__Goal__: Repeat the material verbatim. Images are excluded from the copy.

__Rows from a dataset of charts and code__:

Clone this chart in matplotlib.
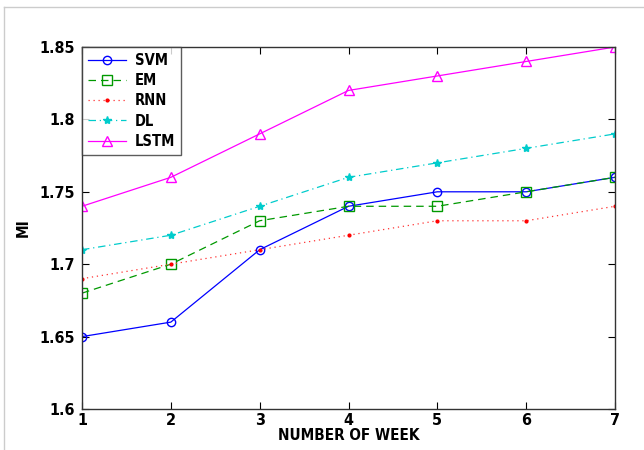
import matplotlib.pyplot as plt
from matplotlib.lines import Line2D

weeks = [1, 2, 3, 4, 5, 6, 7]
svm = [1.65, 1.66, 1.71, 1.74, 1.75, 1.75, 1.76]
em = [1.68, 1.70, 1.73, 1.74, 1.74, 1.75, 1.76]
rnn = [1.69, 1.70, 1.71, 1.72, 1.73, 1.73, 1.74]
dl = [1.71, 1.72, 1.74, 1.76, 1.77, 1.78, 1.79]
lstm = [1.74, 1.76, 1.79, 1.82, 1.83, 1.84, 1.85]
y_ticks = [1.6, 1.65, 1.7, 1.75, 1.8, 1.85]
y_tick_labels = ["1.6", "1.65", "1.7", "1.75", "1.8", "1.85"]

plt.rcParams["font.family"] = "DejaVu Sans"
plt.rcParams["font.stretch"] = "condensed"
plt.rcParams["font.weight"] = "bold"

fig = plt.figure(figsize=(6.44, 4.5), dpi=100)
ax = fig.add_axes([82 / 644, 1 - 409 / 450, (615 - 82) / 644, (409 - 47) / 450])

ax.plot(weeks, svm, color="#0000ff", linestyle="-", linewidth=0.9,
        marker="o", markersize=6, markerfacecolor="none", label="SVM")
ax.plot(weeks, em, color="#009900", linestyle=(0, (6, 4)), linewidth=0.9,
        marker="s", markersize=6.5, markerfacecolor="none", label="EM")
ax.plot(weeks, rnn, color="#ff3333", linestyle=(0, (1, 3)), linewidth=0.9,
        marker=".", markersize=4, markeredgecolor="red", markerfacecolor="red", label="RNN")
ax.plot(weeks, dl, color="#00cccc", linestyle=(0, (6, 3, 1, 3)), linewidth=0.9,
        marker="*", markersize=6, label="DL")
ax.plot(weeks, lstm, color="#ff00ff", linestyle="-", linewidth=0.9,
        marker="^", markersize=7, markerfacecolor="none", label="LSTM")

ax.set_xlim(1, 7)
ax.set_ylim(1.6, 1.85)
ax.set_xticks(weeks)
ax.set_yticks(y_ticks)
ax.set_yticklabels(y_tick_labels)
ax.tick_params(direction="in", top=True, right=True, length=5, labelsize=11.5)
ax.tick_params(axis="x", pad=3)
ax.tick_params(axis="y", pad=5)
for s in ax.spines.values():
    s.set_linewidth(1.0)
    s.set_color("#333333")

ax.set_xlabel("NUMBER OF WEEK", fontsize=11, fontweight="bold", labelpad=0)
ax.set_ylabel("MI", fontsize=11, fontweight="bold", labelpad=6)

leg = ax.legend(loc="upper left", borderaxespad=0, fancybox=False,
                edgecolor="#333333", fontsize=10.5, handlelength=2.6,
                handletextpad=0.6, labelspacing=0.36, borderpad=0.4,
                numpoints=1)
leg.get_frame().set_linewidth(1.0)

fig.add_artist(Line2D([4 / 644, 4 / 644], [0, 1 - 7 / 450], color="#cccccc", linewidth=1))
fig.add_artist(Line2D([4 / 644, 1], [1 - 7 / 450, 1 - 7 / 450], color="#cccccc", linewidth=1))

fig.savefig("out.png", dpi=100)
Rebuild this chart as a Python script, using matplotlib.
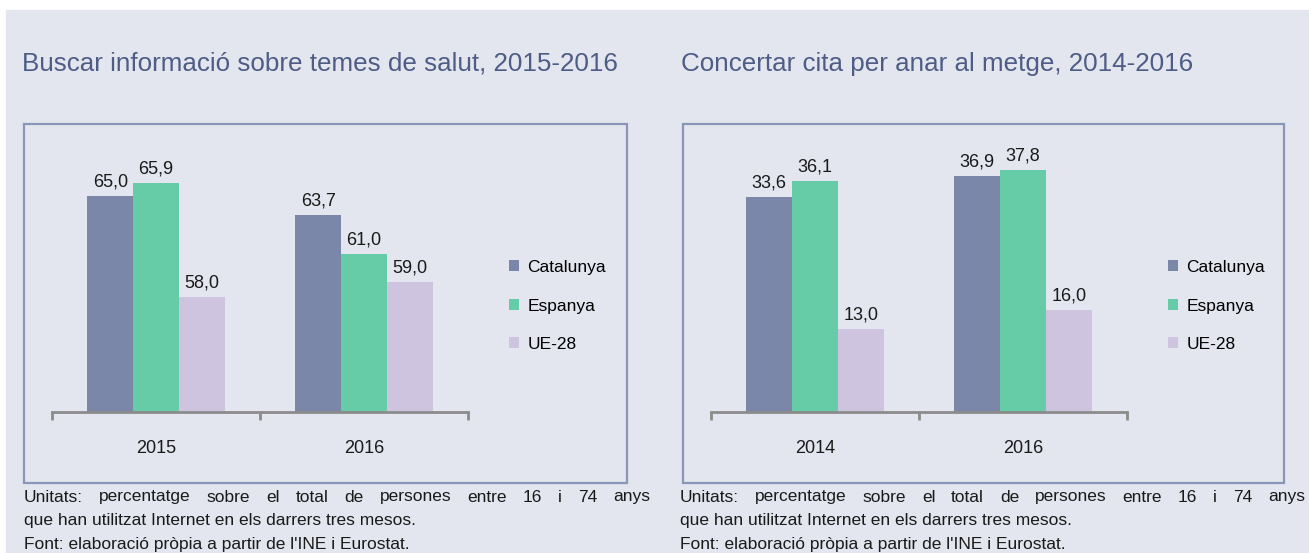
import numpy as np
import matplotlib.pyplot as plt
from matplotlib.patches import Rectangle

# dades
series = ["Catalunya", "Espanya", "UE-28"]
colors = ["#7b87a8", "#66cca8", "#cec4df"]

title_1 = "Buscar informació sobre temes de salut, 2015-2016"
years_1 = ["2015", "2016"]
values_1 = {"Catalunya": [65.0, 63.7], "Espanya": [65.9, 61.0], "UE-28": [58.0, 59.0]}

title_2 = "Concertar cita per anar al metge, 2014-2016"
years_2 = ["2014", "2016"]
values_2 = {"Catalunya": [33.6, 36.9], "Espanya": [36.1, 37.8], "UE-28": [13.0, 16.0]}

note_lines = ["Unitats: percentatge sobre el total de persones entre 16 i 74 anys",
              "que han utilitzat Internet en els darrers tres mesos.",
              "Font: elaboració pròpia a partir de l'INE i Eurostat."]

W, H = 1309, 553
plt.rcParams["font.family"] = ["Liberation Sans Narrow", "Liberation Sans", "DejaVu Sans"]
fig = plt.figure(figsize=(W / 100, H / 100), dpi=100, facecolor="white")

bg = "#e3e6ee"
title_color = "#4e5c86"
border = "#8a95ba"


def px(x, y):
    # pixels (origen a dalt a l'esquerra) -> coordenades de figura
    return x / W, 1 - y / H


fig.patches.append(Rectangle((6 / W, 0), 1, 1 - 10 / H, transform=fig.transFigure,
                             color=bg, zorder=-10))


def panel(x0, title, years, values, ylim, box):
    bx0, bx1 = box
    fig.patches.append(Rectangle(px(bx0, 483), (bx1 - bx0) / W, (483 - 124) / H,
                                 transform=fig.transFigure, fill=False,
                                 edgecolor=border, linewidth=1.6, zorder=1))
    fig.text(*px(bx0 - 2, 64), title, color=title_color, fontsize=18.7,
             va="center", ha="left", family=["Liberation Sans", "DejaVu Sans"])

    l, b = px(x0, 412)
    ax = fig.add_axes([l, b, 416 / W, 288 / H])
    ax.set_facecolor("none")
    x = np.arange(len(years))
    w = 0.22
    for i, s in enumerate(series):
        bars = ax.bar(x + (i - 1) * w, values[s], w, color=colors[i], label=s, zorder=2)
        for rect, v in zip(bars, values[s]):
            ax.annotate(f"{v:.1f}".replace(".", ","),
                        (rect.get_x() + rect.get_width() / 2, rect.get_height()),
                        xytext=(0, 4), textcoords="offset points",
                        ha="center", va="bottom", fontsize=13, color="#1a1a1a")
    ax.set_xlim(-0.5, len(years) - 0.5)
    ax.set_ylim(*ylim)
    for sp in ["top", "right", "left"]:
        ax.spines[sp].set_visible(False)
    ax.spines["bottom"].set_color("#8c8c8c")
    ax.spines["bottom"].set_linewidth(2)
    ax.set_yticks([])
    ax.set_xticks(x)
    ax.set_xticklabels(years, fontsize=13, color="#1a1a1a")
    ax.tick_params(axis="x", which="major", length=0, pad=20)
    ax.set_xticks(np.arange(-0.5, len(years)), minor=True)
    ax.tick_params(axis="x", which="minor", length=6, width=2, color="#8c8c8c")

    handles, labels = ax.get_legend_handles_labels()
    fig.legend(handles, labels, loc="center left",
               bbox_to_anchor=px(x0 + 457, 306), frameon=False, fontsize=12.5,
               handlelength=0.6, handleheight=0.6, handletextpad=0.45,
               labelspacing=1.35, borderpad=0, borderaxespad=0)
    return ax


def justified(x_left, x_right, y, text, size):
    # primera linia de la nota, justificada a tota l'amplada
    r = fig.canvas.get_renderer()
    words = text.split(" ")
    objs = [fig.text(0, 0, wd, fontsize=size, va="center", ha="left", color="#1a1a1a")
            for wd in words]
    widths = [o.get_window_extent(r).width for o in objs]
    gap = (x_right - x_left - sum(widths)) / (len(words) - 1)
    xx = x_left
    for o, wd in zip(objs, widths):
        o.set_position(px(xx, y))
        xx += wd + gap


panel(52, title_1, years_1, values_1, (50, 70), (24, 627))
panel(711, title_2, years_2, values_2, (0, 45), (683, 1284))

fig.canvas.draw()
note_size = 12.5
for xl, xr in [(24, 650), (680, 1305)]:
    justified(xl, xr, 497, note_lines[0], note_size)
    for k, line in enumerate(note_lines[1:], start=1):
        fig.text(*px(xl, 497 + 23.5 * k), line, fontsize=note_size,
                 va="center", ha="left", color="#1a1a1a")

fig.savefig("out.png", dpi=100, facecolor=fig.get_facecolor())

__Reply__:
Clone this chart in matplotlib.
import matplotlib.pyplot as plt
from matplotlib.lines import Line2D

weeks = [1, 2, 3, 4, 5, 6, 7]
svm = [1.65, 1.66, 1.71, 1.74, 1.75, 1.75, 1.76]
em = [1.68, 1.70, 1.73, 1.74, 1.74, 1.75, 1.76]
rnn = [1.69, 1.70, 1.71, 1.72, 1.73, 1.73, 1.74]
dl = [1.71, 1.72, 1.74, 1.76, 1.77, 1.78, 1.79]
lstm = [1.74, 1.76, 1.79, 1.82, 1.83, 1.84, 1.85]
y_ticks = [1.6, 1.65, 1.7, 1.75, 1.8, 1.85]
y_tick_labels = ["1.6", "1.65", "1.7", "1.75", "1.8", "1.85"]

plt.rcParams["font.family"] = "DejaVu Sans"
plt.rcParams["font.stretch"] = "condensed"
plt.rcParams["font.weight"] = "bold"

fig = plt.figure(figsize=(6.44, 4.5), dpi=100)
ax = fig.add_axes([82 / 644, 1 - 409 / 450, (615 - 82) / 644, (409 - 47) / 450])

ax.plot(weeks, svm, color="#0000ff", linestyle="-", linewidth=0.9,
        marker="o", markersize=6, markerfacecolor="none", label="SVM")
ax.plot(weeks, em, color="#009900", linestyle=(0, (6, 4)), linewidth=0.9,
        marker="s", markersize=6.5, markerfacecolor="none", label="EM")
ax.plot(weeks, rnn, color="#ff3333", linestyle=(0, (1, 3)), linewidth=0.9,
        marker=".", markersize=4, markeredgecolor="red", markerfacecolor="red", label="RNN")
ax.plot(weeks, dl, color="#00cccc", linestyle=(0, (6, 3, 1, 3)), linewidth=0.9,
        marker="*", markersize=6, label="DL")
ax.plot(weeks, lstm, color="#ff00ff", linestyle="-", linewidth=0.9,
        marker="^", markersize=7, markerfacecolor="none", label="LSTM")

ax.set_xlim(1, 7)
ax.set_ylim(1.6, 1.85)
ax.set_xticks(weeks)
ax.set_yticks(y_ticks)
ax.set_yticklabels(y_tick_labels)
ax.tick_params(direction="in", top=True, right=True, length=5, labelsize=11.5)
ax.tick_params(axis="x", pad=3)
ax.tick_params(axis="y", pad=5)
for s in ax.spines.values():
    s.set_linewidth(1.0)
    s.set_color("#333333")

ax.set_xlabel("NUMBER OF WEEK", fontsize=11, fontweight="bold", labelpad=0)
ax.set_ylabel("MI", fontsize=11, fontweight="bold", labelpad=6)

leg = ax.legend(loc="upper left", borderaxespad=0, fancybox=False,
                edgecolor="#333333", fontsize=10.5, handlelength=2.6,
                handletextpad=0.6, labelspacing=0.36, borderpad=0.4,
                numpoints=1)
leg.get_frame().set_linewidth(1.0)

fig.add_artist(Line2D([4 / 644, 4 / 644], [0, 1 - 7 / 450], color="#cccccc", linewidth=1))
fig.add_artist(Line2D([4 / 644, 1], [1 - 7 / 450, 1 - 7 / 450], color="#cccccc", linewidth=1))

fig.savefig("out.png", dpi=100)
Rebuild this chart as a Python script, using matplotlib.
import numpy as np
import matplotlib.pyplot as plt
from matplotlib.patches import Rectangle

# dades
series = ["Catalunya", "Espanya", "UE-28"]
colors = ["#7b87a8", "#66cca8", "#cec4df"]

title_1 = "Buscar informació sobre temes de salut, 2015-2016"
years_1 = ["2015", "2016"]
values_1 = {"Catalunya": [65.0, 63.7], "Espanya": [65.9, 61.0], "UE-28": [58.0, 59.0]}

title_2 = "Concertar cita per anar al metge, 2014-2016"
years_2 = ["2014", "2016"]
values_2 = {"Catalunya": [33.6, 36.9], "Espanya": [36.1, 37.8], "UE-28": [13.0, 16.0]}

note_lines = ["Unitats: percentatge sobre el total de persones entre 16 i 74 anys",
              "que han utilitzat Internet en els darrers tres mesos.",
              "Font: elaboració pròpia a partir de l'INE i Eurostat."]

W, H = 1309, 553
plt.rcParams["font.family"] = ["Liberation Sans Narrow", "Liberation Sans", "DejaVu Sans"]
fig = plt.figure(figsize=(W / 100, H / 100), dpi=100, facecolor="white")

bg = "#e3e6ee"
title_color = "#4e5c86"
border = "#8a95ba"


def px(x, y):
    # pixels (origen a dalt a l'esquerra) -> coordenades de figura
    return x / W, 1 - y / H


fig.patches.append(Rectangle((6 / W, 0), 1, 1 - 10 / H, transform=fig.transFigure,
                             color=bg, zorder=-10))


def panel(x0, title, years, values, ylim, box):
    bx0, bx1 = box
    fig.patches.append(Rectangle(px(bx0, 483), (bx1 - bx0) / W, (483 - 124) / H,
                                 transform=fig.transFigure, fill=False,
                                 edgecolor=border, linewidth=1.6, zorder=1))
    fig.text(*px(bx0 - 2, 64), title, color=title_color, fontsize=18.7,
             va="center", ha="left", family=["Liberation Sans", "DejaVu Sans"])

    l, b = px(x0, 412)
    ax = fig.add_axes([l, b, 416 / W, 288 / H])
    ax.set_facecolor("none")
    x = np.arange(len(years))
    w = 0.22
    for i, s in enumerate(series):
        bars = ax.bar(x + (i - 1) * w, values[s], w, color=colors[i], label=s, zorder=2)
        for rect, v in zip(bars, values[s]):
            ax.annotate(f"{v:.1f}".replace(".", ","),
                        (rect.get_x() + rect.get_width() / 2, rect.get_height()),
                        xytext=(0, 4), textcoords="offset points",
                        ha="center", va="bottom", fontsize=13, color="#1a1a1a")
    ax.set_xlim(-0.5, len(years) - 0.5)
    ax.set_ylim(*ylim)
    for sp in ["top", "right", "left"]:
        ax.spines[sp].set_visible(False)
    ax.spines["bottom"].set_color("#8c8c8c")
    ax.spines["bottom"].set_linewidth(2)
    ax.set_yticks([])
    ax.set_xticks(x)
    ax.set_xticklabels(years, fontsize=13, color="#1a1a1a")
    ax.tick_params(axis="x", which="major", length=0, pad=20)
    ax.set_xticks(np.arange(-0.5, len(years)), minor=True)
    ax.tick_params(axis="x", which="minor", length=6, width=2, color="#8c8c8c")

    handles, labels = ax.get_legend_handles_labels()
    fig.legend(handles, labels, loc="center left",
               bbox_to_anchor=px(x0 + 457, 306), frameon=False, fontsize=12.5,
               handlelength=0.6, handleheight=0.6, handletextpad=0.45,
               labelspacing=1.35, borderpad=0, borderaxespad=0)
    return ax


def justified(x_left, x_right, y, text, size):
    # primera linia de la nota, justificada a tota l'amplada
    r = fig.canvas.get_renderer()
    words = text.split(" ")
    objs = [fig.text(0, 0, wd, fontsize=size, va="center", ha="left", color="#1a1a1a")
            for wd in words]
    widths = [o.get_window_extent(r).width for o in objs]
    gap = (x_right - x_left - sum(widths)) / (len(words) - 1)
    xx = x_left
    for o, wd in zip(objs, widths):
        o.set_position(px(xx, y))
        xx += wd + gap


panel(52, title_1, years_1, values_1, (50, 70), (24, 627))
panel(711, title_2, years_2, values_2, (0, 45), (683, 1284))

fig.canvas.draw()
note_size = 12.5
for xl, xr in [(24, 650), (680, 1305)]:
    justified(xl, xr, 497, note_lines[0], note_size)
    for k, line in enumerate(note_lines[1:], start=1):
        fig.text(*px(xl, 497 + 23.5 * k), line, fontsize=note_size,
                 va="center", ha="left", color="#1a1a1a")

fig.savefig("out.png", dpi=100, facecolor=fig.get_facecolor())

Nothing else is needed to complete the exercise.